I think that may have been a federal court, and Gray Davis refused to appeal.
No, I was agreeing with your statement to napscoord.
The demographics and political ideology have shifted even further to the left since then
This isn't even close to the California that GHW Bush won in '88
It has to come to an end at some point--Texas, take note how big liberal cities can destroy the rest of the state...
I respectfully disagree. What are the real downsides to a bankrupt California? As a state, it would suck to live there. They ran a failed model and now they want a bailout. The purpose of Federalism is to allow the states to pursue different options: good, bad, or indifferent. But it would be better for the country if they do fail rather than draining the coffers of everyone else. Most of the productive people/businesses would move and so it would not greatly impact federal revenues.
Let them be the ultimate bad example... no one is too big to fail and you better get your house in order because the rest of us aren't going to pay for your stupid policies! Unless we let states fail they know that bailouts are always right around the corner.
Maybe it is due to the August recess, but it is really dead.
Three tables were sat at The Broiler steak house last night - being from Texas I am not used to seeing any restaurant that dead, even on a Wednesday.
A harbinger of things to come?
CA should be allowed to fail, if nothing else, to act as a testament to the rest of the nation. A failure of a large economy, large states are not unprecedented. The Civil War left the South in ruins for generations, but overall, the nation as a whole still grew economically. But unlike the South, CA will have no one to blame but itself.

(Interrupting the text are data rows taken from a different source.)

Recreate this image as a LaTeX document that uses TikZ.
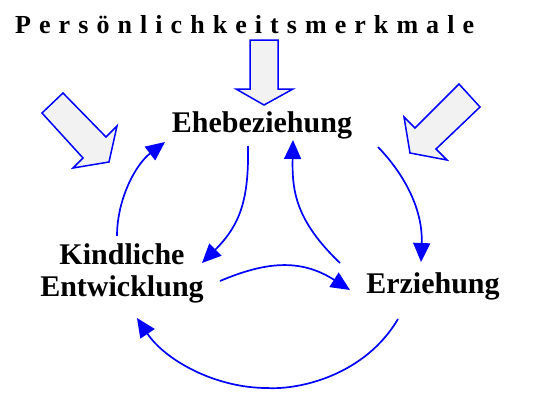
\documentclass[tikz,border=0pt]{standalone}
\usepackage{fontspec}
\setmainfont{Liberation Serif}
\usetikzlibrary{arrows.meta}
\definecolor{arrowfill}{RGB}{242,242,242}
\tikzset{
  label/.style={font=\fontsize{30}{32}\selectfont\bfseries, align=center, inner sep=0pt},
  flow/.style={blue, line width=1.7pt, -{Triangle[length=19pt,width=17pt]}},
  bigarrow/.style={draw=blue, line width=1.5pt, fill=arrowfill, line join=miter}
}
\begin{document}
\begin{tikzpicture}[x=1pt,y=-1pt]
\useasboundingbox (0,0) rectangle (550,400);
\node[label, anchor=base west, font=\fontsize{26}{30}\selectfont\bfseries\addfontfeature{LetterSpace=31}] (title) at (15,33) {Persönlichkeitsmerkmale};
\node[label, anchor=base] (ehe) at (262,132) {Ehebeziehung};
\node[label] (kind) at (122,273) {Kindliche\\Entwicklung};
\node[label, anchor=base] (erz) at (433,293) {Erziehung};
\draw[bigarrow] (250,40) -- (278,40) -- (278,89) -- (293,89) -- (264,105) -- (236,89) -- (250,89) -- cycle;
\draw[bigarrow] (42,113) -- (63,93) -- (106,137) -- (117,126) -- (109,162) -- (73,168) -- (83,158) -- cycle;
\draw[bigarrow] (459,84) -- (480,107) -- (436,149) -- (447,160) -- (410,153) -- (404,117) -- (415,128) -- cycle;
\coordinate (kindTop) at (117,236);
\coordinate (kindIn) at (202,263);
\coordinate (kindRight) at (220,281);
\coordinate (kindLow) at (137,318);
\coordinate (eheLeft) at (165,142);
\coordinate (eheMid) at (248,146);
\coordinate (eheIn) at (293,140);
\coordinate (eheRight) at (378,147);
\coordinate (erzTop) at (421,262);
\coordinate (erzLeft) at (340,263);
\coordinate (erzIn) at (350,290);
\coordinate (erzLow) at (398,319);
\draw[flow] (kindTop) .. controls (117,200) and (135,165) .. (eheLeft);
\draw[flow] (eheMid) .. controls (249,200) and (240,225) .. (kindIn);
\draw[flow] (erzLeft) .. controls (295,220) and (292,190) .. (eheIn);
\draw[flow] (eheRight) .. controls (405,175) and (423,210) .. (erzTop);
\draw[flow] (kindRight) .. controls (265,262) and (300,258) .. (erzIn);
\draw[flow] (erzLow) .. controls (365,375) and (300,390) .. (267,388) .. controls (215,388) and (165,360) .. (kindLow);
\end{tikzpicture}
\end{document}
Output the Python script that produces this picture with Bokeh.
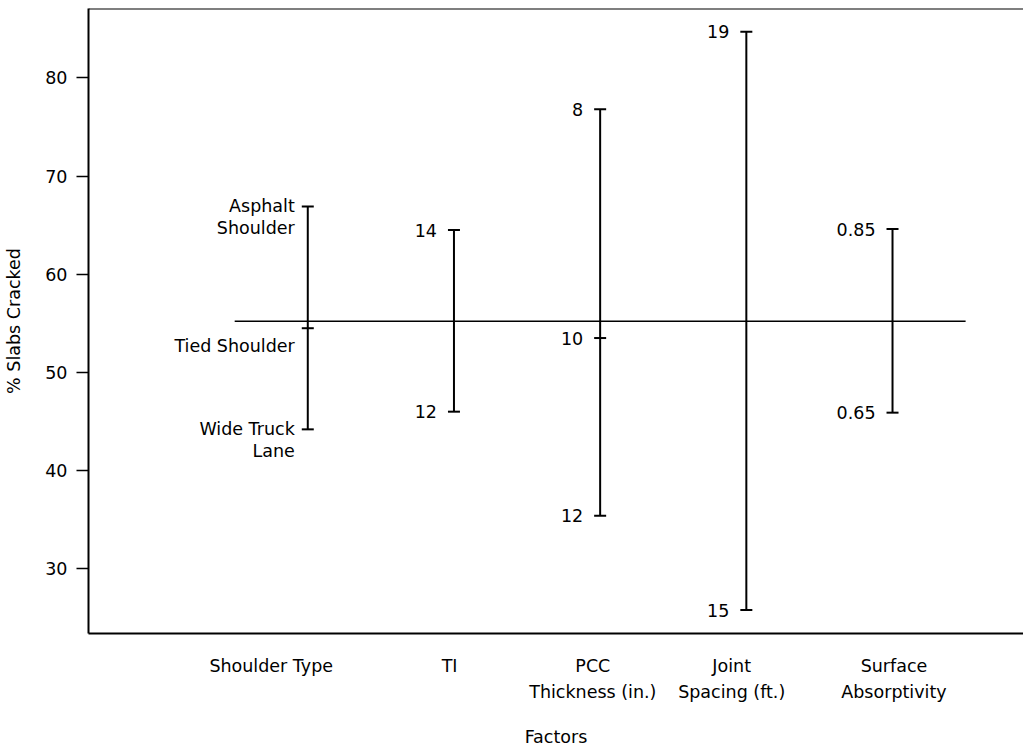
from bokeh.plotting import figure
from bokeh.models import Range1d, FixedTicker, Span, ColumnDataSource
from bokeh.core.properties import value
from bokeh.embed import file_html
from bokeh.resources import INLINE

# ---------------- data ----------------
factors = ["Shoulder Type", "TI", "PCC\nThickness (in.)", "Joint\nSpacing (ft.)", "Surface\nAbsorptivity"]
factor_x = [1, 2, 3, 4, 5]

shoulder_labels = ["Asphalt\nShoulder", "Tied Shoulder", "Wide Truck\nLane"]
shoulder_values = [66.9, 54.5, 44.2]
ti_labels = ["14", "12"]
ti_values = [64.5, 46.0]
pcc_labels = ["8", "10", "12"]
pcc_values = [76.8, 53.5, 35.4]
joint_labels = ["19", "15"]
joint_values = [84.7, 25.8]
surface_labels = ["0.85", "0.65"]
surface_values = [64.6, 45.9]
overall_mean = 55.2

y_ticks = [30, 40, 50, 60, 70, 80]

# ---------------- layout constants ----------------
label_pos = [0.75, 1.97, 2.95, 3.9, 5.01]   # x-positions of factor names
FONT = "DejaVu Sans"
FS = "17.5px"
LINE_GAP = 22  # px between label lines

groups = [
    (shoulder_labels, shoulder_values),
    (ti_labels, ti_values),
    (pcc_labels, pcc_values),
    (joint_labels, joint_values),
    (surface_labels, surface_values),
]

p = figure(width=1023, height=750,
           x_range=Range1d(-0.5, 5.896), y_range=Range1d(23.41, 87.06),
           output_backend="svg", toolbar_location=None,
           min_border_left=88, min_border_right=0, min_border_top=8, min_border_bottom=117)
p.grid.visible = False
p.outline_line_color = None
p.background_fill_color = "white"
p.border_fill_color = "white"

# top border
p.add_layout(Span(location=p.y_range.end, dimension="width", line_color="black", line_width=2))

# overall mean line
p.segment(x0=[factor_x[0] - 0.5], y0=[overall_mean], x1=[factor_x[-1] + 0.5], y1=[overall_mean],
          line_color="black", line_width=1.5)

# range bars
xs, lo, hi = [], [], []
cx, cy = [], []
for x, (labs, vals) in zip(factor_x, groups):
    xs.append(x); lo.append(min(vals)); hi.append(max(vals))
    for v in vals:
        cx.append(x); cy.append(v)
p.segment(x0=xs, y0=lo, x1=xs, y1=hi, line_color="black", line_width=2)
p.scatter(x=cx, y=cy, marker="dash", size=12, line_color="black", line_width=2)

# level labels
for gi, (x, (labs, vals)) in enumerate(zip(factor_x, groups)):
    xoff = -13 if gi == 0 else -17
    tx, ty, tt, toff = [], [], [], []
    for lab, v in zip(labs, vals):
        extra = 18 if lab == "Tied Shoulder" else 0
        for li, line in enumerate(lab.split("\n")):
            tx.append(x); ty.append(v); tt.append(line); toff.append(extra + li * LINE_GAP)
    src = ColumnDataSource(dict(x=tx, y=ty, t=tt, dy=toff))
    p.text(x="x", y="y", text="t", y_offset="dy", x_offset=xoff, source=src,
           text_align="right", text_baseline="middle",
           text_font=value(FONT), text_font_size=FS, text_color="black")

# axes
p.yaxis.ticker = FixedTicker(ticks=y_ticks)
p.yaxis.minor_tick_line_color = None
p.yaxis.major_tick_out = 12
p.yaxis.major_tick_in = 0
p.yaxis.major_tick_line_width = 1.5
p.yaxis.major_label_standoff = 9
p.yaxis.axis_label = "% Slabs Cracked"
p.yaxis.axis_label_standoff = 18

p.xaxis.ticker = FixedTicker(ticks=label_pos)
p.xaxis.major_label_overrides = {pos: name for pos, name in zip(label_pos, factors)}
p.xaxis.minor_tick_line_color = None
p.xaxis.major_tick_line_color = None
p.xaxis.major_tick_out = 0
p.xaxis.major_tick_in = 0
p.xaxis.major_label_standoff = 22
p.xaxis.axis_label = "Factors"
p.xaxis.axis_label_standoff = 22

for ax in (p.xaxis[0], p.yaxis[0]):
    ax.axis_line_width = 2
    ax.axis_line_color = "black"
    ax.major_label_text_font = FONT
    ax.major_label_text_font_size = FS
    ax.major_label_text_color = "black"
    ax.major_label_text_line_height = 1.3
    ax.axis_label_text_font = FONT
    ax.axis_label_text_font_size = FS
    ax.axis_label_text_font_style = "normal"
    ax.axis_label_text_color = "black"

open("out.html", "w").write(file_html(p, INLINE))
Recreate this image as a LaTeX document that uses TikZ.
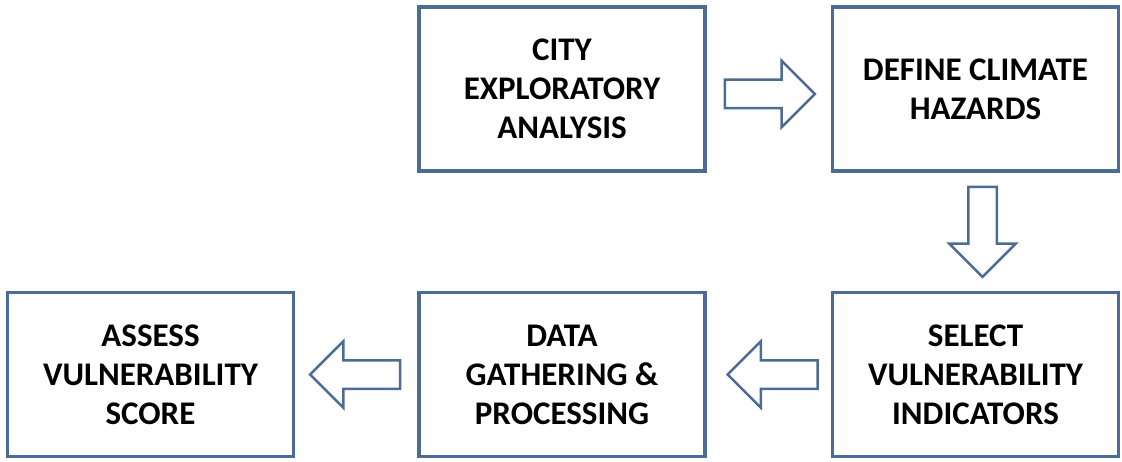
\documentclass[tikz,border=0pt]{standalone}
\usepackage{fontspec}
\setmainfont{Carlito}
\usetikzlibrary{positioning,shapes.arrows,calc}
\definecolor{stageblue}{RGB}{76,108,148}
\begin{document}
\begin{tikzpicture}[x=1pt, y=1pt,
  stage/.style={draw=stageblue, line width=3.5pt, shape=rectangle,
    minimum width=286pt, minimum height=164pt, align=center,
    font=\fontsize{33}{39}\selectfont\bfseries},
  flow/.style={draw=stageblue, line width=2.5pt, fill=white, single arrow,
    single arrow head extend=19pt, single arrow head indent=0pt,
    inner sep=13pt, minimum height=90pt}]
\useasboundingbox (0,0) rectangle (1122,-462);
\node (city) [stage] at (562,-89) {CITY\\EXPLORATORY\\ANALYSIS};
\node (define) [stage, right=124pt of city] {DEFINE CLIMATE\\HAZARDS};
\node (select) [stage, below=118pt of define] {SELECT\\VULNERABILITY\\INDICATORS};
\node (data) [stage, left=124pt of select] {DATA\\GATHERING \&\\PROCESSING};
\node (assess) [stage, left=122pt of data] {ASSESS\\VULNERABILITY\\SCORE};
\node (cityarrow) [flow] at ($(city.east)!0.5!(define.west)+(-6,-5)$) {};
\node (definearrow) [flow, rotate=-90] at ($(define.south)!0.5!(select.north)+(7,7)$) {};
\node (selectarrow) [flow, rotate=180] at ($(select.west)!0.5!(data.east)+(11,0)$) {};
\node (dataarrow) [flow, rotate=180] at ($(data.west)!0.5!(assess.east)+(6,0)$) {};
\end{tikzpicture}
\end{document}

General Motors Is Headed For Bankruptcy — Again
http://www.freerepublic.com/focus/f-news/2919261/posts
GREEN SCAM: 80% Of Green Energy Loans Went To Obama Donors - 19 Companies Went Bust
http://www.freerepublic.com/focus/f-news/2906481/posts
Bailouts have worke so well ever where else... Just a few more wind farms , a super- train , and more plastic bag bans, and CA be the 3rd largest economy in the galaxy!